**The task:** What follows is a set of entries. Repeat them exactly, but not their pictures.

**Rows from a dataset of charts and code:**
..............................

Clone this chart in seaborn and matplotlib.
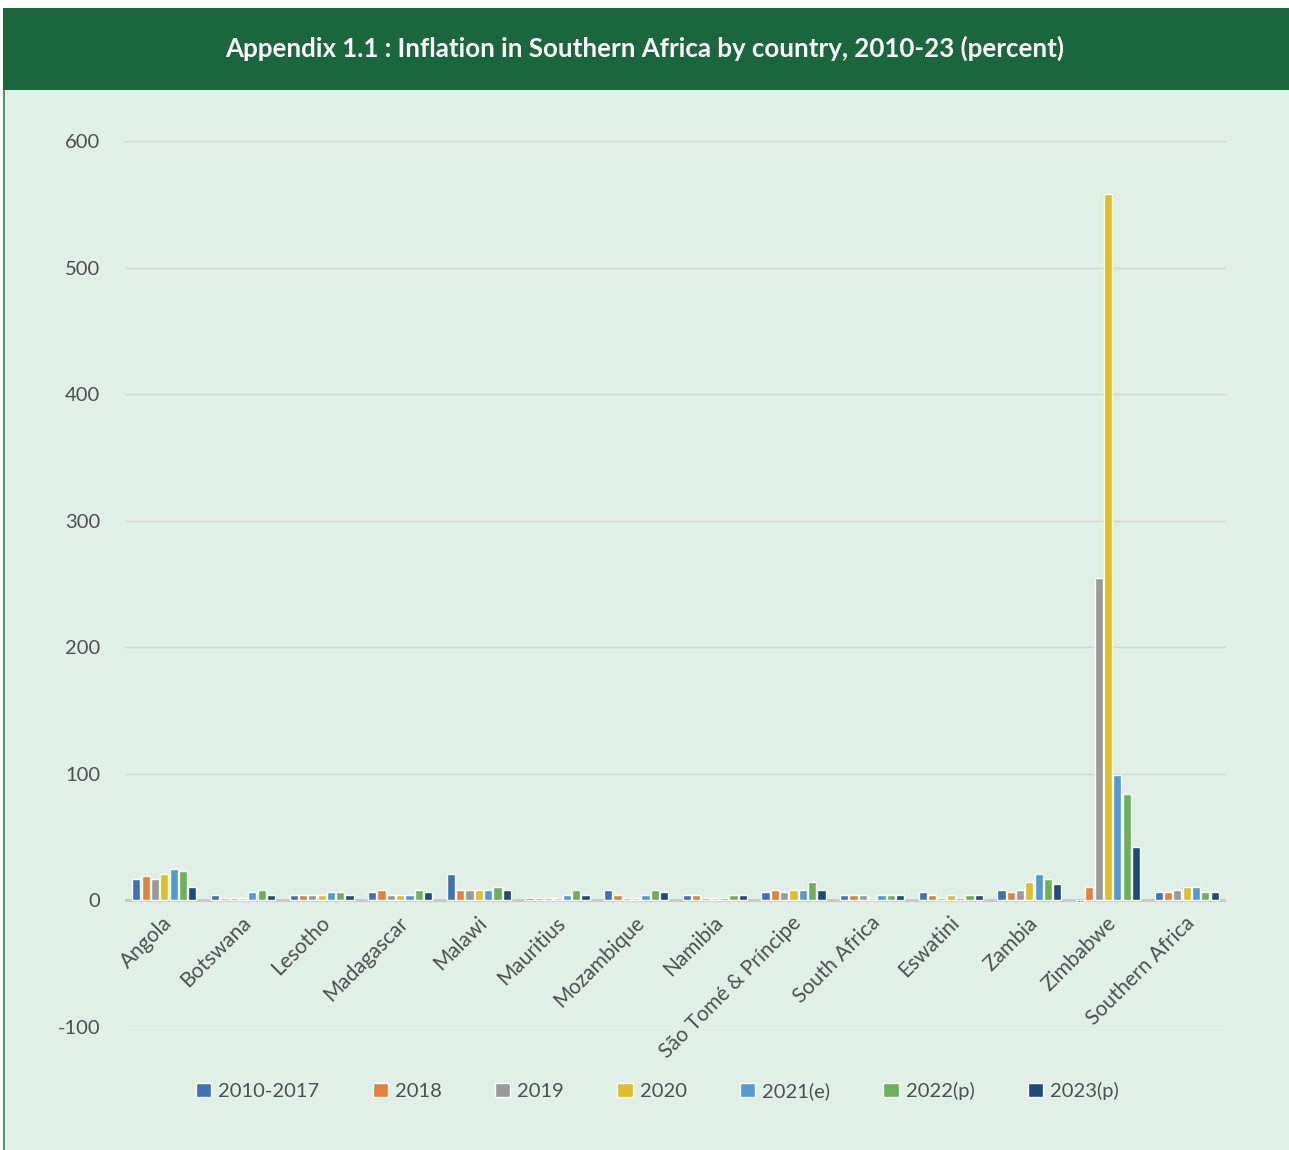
import matplotlib
matplotlib.use("Agg")
import matplotlib.pyplot as plt
from matplotlib.patches import Rectangle
from matplotlib.transforms import ScaledTranslation
import seaborn as sns
import pandas as pd

countries = ["Angola", "Botswana", "Lesotho", "Madagascar", "Malawi", "Mauritius",
             "Mozambique", "Namibia", "São Tomé & Príncipe", "South Africa",
             "Eswatini", "Zambia", "Zimbabwe", "Southern Africa"]
periods = ["2010-2017", "2018", "2019", "2020", "2021(e)", "2022(p)", "2023(p)"]

v_2010_2017 = [16.8, 4.2, 4.2, 6.3, 21.0, 1.8, 8.1, 4.2, 6.3, 4.2, 6.3, 8.1, -0.9, 6.3]
v_2018 = [19.2, 1.8, 4.2, 8.1, 8.1, 1.8, 4.2, 4.2, 8.1, 4.2, 4.2, 6.3, 10.7, 6.3]
v_2019 = [16.8, 1.8, 4.2, 4.2, 8.1, 1.8, 1.8, 1.8, 6.3, 4.2, 1.8, 8.1, 255.0, 8.1]
v_2020 = [21.0, 1.8, 4.2, 4.2, 8.1, 1.8, 1.8, 1.8, 8.1, 1.8, 4.2, 14.4, 558.0, 10.5]
v_2021 = [25.2, 6.3, 6.3, 4.2, 8.1, 4.2, 4.2, 1.8, 8.1, 4.2, 1.8, 21.0, 99.3, 10.5]
v_2022 = [23.1, 8.1, 6.3, 8.1, 10.5, 8.1, 8.1, 4.2, 14.4, 4.2, 4.2, 16.8, 84.0, 6.3]
v_2023 = [10.5, 4.2, 4.2, 6.3, 8.1, 4.2, 6.3, 4.2, 8.1, 4.2, 4.2, 12.6, 42.0, 6.3]

series = [v_2010_2017, v_2018, v_2019, v_2020, v_2021, v_2022, v_2023]
colors = ["#3f71ba", "#e6803c", "#999b9b", "#e1bd26", "#509bd4", "#6bb156", "#1c4b7c"]

rows = []
for period, vals in zip(periods, series):
    for c, v in zip(countries, vals):
        rows.append({"country": c, "period": period, "value": v})
df = pd.DataFrame(rows)

BG = "#e1f0e6"
DARK_GREEN = "#1a673e"
TEXT = "#4f4f4f"

sns.set_theme(style="white")
plt.rcParams["font.family"] = ["Lato", "DejaVu Sans"]
plt.rcParams["axes.unicode_minus"] = False

fig = plt.figure(figsize=(12.89, 11.5), dpi=100)
fig.patch.set_facecolor("white")

# background panel, header band and left rule
fig.patches.append(Rectangle((3 / 1289, 0), 1 - 3 / 1289, 1 - 90 / 1150,
                             transform=fig.transFigure, facecolor=BG,
                             edgecolor="none", zorder=-3))
fig.patches.append(Rectangle((3 / 1289, 1 - 90 / 1150), 1 - 3 / 1289, 82 / 1150,
                             transform=fig.transFigure, facecolor=DARK_GREEN,
                             edgecolor="none", zorder=-2))
fig.patches.append(Rectangle((3 / 1289, 0), 2 / 1289, 1 - 90 / 1150,
                             transform=fig.transFigure, facecolor="#4f9a6c",
                             edgecolor="none", zorder=-1))
fig.text(0.5, 1 - 48 / 1150,
         "Appendix 1.1 : Inflation in Southern Africa by country, 2010-23 (percent)",
         ha="center", va="center", color="white", fontsize=18.6, fontweight="bold")

ax = fig.add_axes([125 / 1289, 1 - 1027 / 1150, (1226 - 125) / 1289, (1027 - 141) / 1150])
ax.set_facecolor(BG)

sns.barplot(data=df, x="country", y="value", hue="period", palette=colors,
            width=0.83, gap=0.12, ax=ax, legend=True, saturation=1,
            errorbar=None)
for bar in ax.patches:
    bar.set_zorder(3)

ax.set_ylim(-100, 600)
ax.set_yticks(range(-100, 601, 100))
ax.set_xlim(-0.5, len(countries) - 0.5)
for y in range(-100, 601, 100):
    if y == 0:
        ax.axhline(y, color="#c9cbc9", lw=2.2, zorder=1)
    else:
        ax.axhline(y, color="#d3d5d3", lw=1.0, zorder=0.5)
for s in ax.spines.values():
    s.set_visible(False)
# category labels hang from the zero line
ax.spines["bottom"].set_position(("data", 0))
ax.set_xlabel("")
ax.set_ylabel("")
ax.tick_params(axis="y", length=0, pad=18, labelsize=14.5, labelcolor=TEXT)
ax.tick_params(axis="x", length=0, pad=14, labelsize=15, labelcolor=TEXT)
ax.set_xticks(range(len(countries)))
ax.set_xticklabels(countries, rotation=45, ha="right", va="center",
                   rotation_mode="anchor")
shift = ScaledTranslation(5 / 100, 0, fig.dpi_scale_trans)
for lab in ax.get_xticklabels():
    lab.set_transform(lab.get_transform() + shift)
ax.grid(False)

handles, labels = ax.get_legend_handles_labels()
ax.legend_.remove()
fig.legend(handles, labels, loc="center", bbox_to_anchor=(0.510, 1 - 1091 / 1150),
           ncol=7, frameon=False, fontsize=14.5, handlelength=0.75, handleheight=0.75,
           handletextpad=0.35, columnspacing=2.65, labelcolor=TEXT)

fig.savefig("out.png", dpi=100, facecolor=fig.get_facecolor())
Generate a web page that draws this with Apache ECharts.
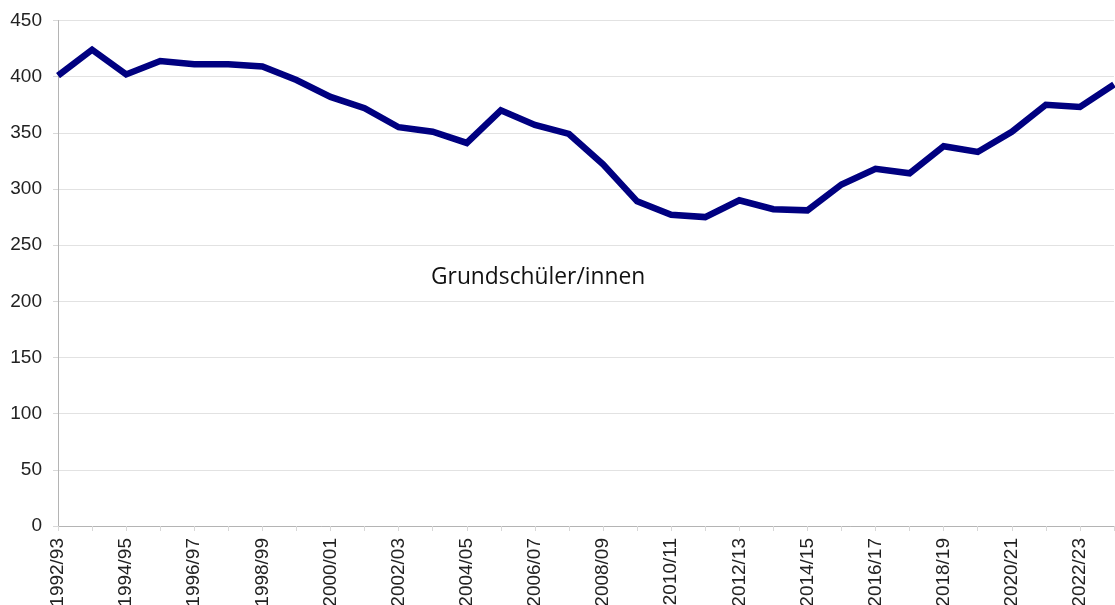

..............................

**Answer for this exercise:**
Clone this chart in seaborn and matplotlib.
import matplotlib
matplotlib.use("Agg")
import matplotlib.pyplot as plt
from matplotlib.patches import Rectangle
from matplotlib.transforms import ScaledTranslation
import seaborn as sns
import pandas as pd

countries = ["Angola", "Botswana", "Lesotho", "Madagascar", "Malawi", "Mauritius",
             "Mozambique", "Namibia", "São Tomé & Príncipe", "South Africa",
             "Eswatini", "Zambia", "Zimbabwe", "Southern Africa"]
periods = ["2010-2017", "2018", "2019", "2020", "2021(e)", "2022(p)", "2023(p)"]

v_2010_2017 = [16.8, 4.2, 4.2, 6.3, 21.0, 1.8, 8.1, 4.2, 6.3, 4.2, 6.3, 8.1, -0.9, 6.3]
v_2018 = [19.2, 1.8, 4.2, 8.1, 8.1, 1.8, 4.2, 4.2, 8.1, 4.2, 4.2, 6.3, 10.7, 6.3]
v_2019 = [16.8, 1.8, 4.2, 4.2, 8.1, 1.8, 1.8, 1.8, 6.3, 4.2, 1.8, 8.1, 255.0, 8.1]
v_2020 = [21.0, 1.8, 4.2, 4.2, 8.1, 1.8, 1.8, 1.8, 8.1, 1.8, 4.2, 14.4, 558.0, 10.5]
v_2021 = [25.2, 6.3, 6.3, 4.2, 8.1, 4.2, 4.2, 1.8, 8.1, 4.2, 1.8, 21.0, 99.3, 10.5]
v_2022 = [23.1, 8.1, 6.3, 8.1, 10.5, 8.1, 8.1, 4.2, 14.4, 4.2, 4.2, 16.8, 84.0, 6.3]
v_2023 = [10.5, 4.2, 4.2, 6.3, 8.1, 4.2, 6.3, 4.2, 8.1, 4.2, 4.2, 12.6, 42.0, 6.3]

series = [v_2010_2017, v_2018, v_2019, v_2020, v_2021, v_2022, v_2023]
colors = ["#3f71ba", "#e6803c", "#999b9b", "#e1bd26", "#509bd4", "#6bb156", "#1c4b7c"]

rows = []
for period, vals in zip(periods, series):
    for c, v in zip(countries, vals):
        rows.append({"country": c, "period": period, "value": v})
df = pd.DataFrame(rows)

BG = "#e1f0e6"
DARK_GREEN = "#1a673e"
TEXT = "#4f4f4f"

sns.set_theme(style="white")
plt.rcParams["font.family"] = ["Lato", "DejaVu Sans"]
plt.rcParams["axes.unicode_minus"] = False

fig = plt.figure(figsize=(12.89, 11.5), dpi=100)
fig.patch.set_facecolor("white")

# background panel, header band and left rule
fig.patches.append(Rectangle((3 / 1289, 0), 1 - 3 / 1289, 1 - 90 / 1150,
                             transform=fig.transFigure, facecolor=BG,
                             edgecolor="none", zorder=-3))
fig.patches.append(Rectangle((3 / 1289, 1 - 90 / 1150), 1 - 3 / 1289, 82 / 1150,
                             transform=fig.transFigure, facecolor=DARK_GREEN,
                             edgecolor="none", zorder=-2))
fig.patches.append(Rectangle((3 / 1289, 0), 2 / 1289, 1 - 90 / 1150,
                             transform=fig.transFigure, facecolor="#4f9a6c",
                             edgecolor="none", zorder=-1))
fig.text(0.5, 1 - 48 / 1150,
         "Appendix 1.1 : Inflation in Southern Africa by country, 2010-23 (percent)",
         ha="center", va="center", color="white", fontsize=18.6, fontweight="bold")

ax = fig.add_axes([125 / 1289, 1 - 1027 / 1150, (1226 - 125) / 1289, (1027 - 141) / 1150])
ax.set_facecolor(BG)

sns.barplot(data=df, x="country", y="value", hue="period", palette=colors,
            width=0.83, gap=0.12, ax=ax, legend=True, saturation=1,
            errorbar=None)
for bar in ax.patches:
    bar.set_zorder(3)

ax.set_ylim(-100, 600)
ax.set_yticks(range(-100, 601, 100))
ax.set_xlim(-0.5, len(countries) - 0.5)
for y in range(-100, 601, 100):
    if y == 0:
        ax.axhline(y, color="#c9cbc9", lw=2.2, zorder=1)
    else:
        ax.axhline(y, color="#d3d5d3", lw=1.0, zorder=0.5)
for s in ax.spines.values():
    s.set_visible(False)
# category labels hang from the zero line
ax.spines["bottom"].set_position(("data", 0))
ax.set_xlabel("")
ax.set_ylabel("")
ax.tick_params(axis="y", length=0, pad=18, labelsize=14.5, labelcolor=TEXT)
ax.tick_params(axis="x", length=0, pad=14, labelsize=15, labelcolor=TEXT)
ax.set_xticks(range(len(countries)))
ax.set_xticklabels(countries, rotation=45, ha="right", va="center",
                   rotation_mode="anchor")
shift = ScaledTranslation(5 / 100, 0, fig.dpi_scale_trans)
for lab in ax.get_xticklabels():
    lab.set_transform(lab.get_transform() + shift)
ax.grid(False)

handles, labels = ax.get_legend_handles_labels()
ax.legend_.remove()
fig.legend(handles, labels, loc="center", bbox_to_anchor=(0.510, 1 - 1091 / 1150),
           ncol=7, frameon=False, fontsize=14.5, handlelength=0.75, handleheight=0.75,
           handletextpad=0.35, columnspacing=2.65, labelcolor=TEXT)

fig.savefig("out.png", dpi=100, facecolor=fig.get_facecolor())
Generate a web page that draws this with Apache ECharts.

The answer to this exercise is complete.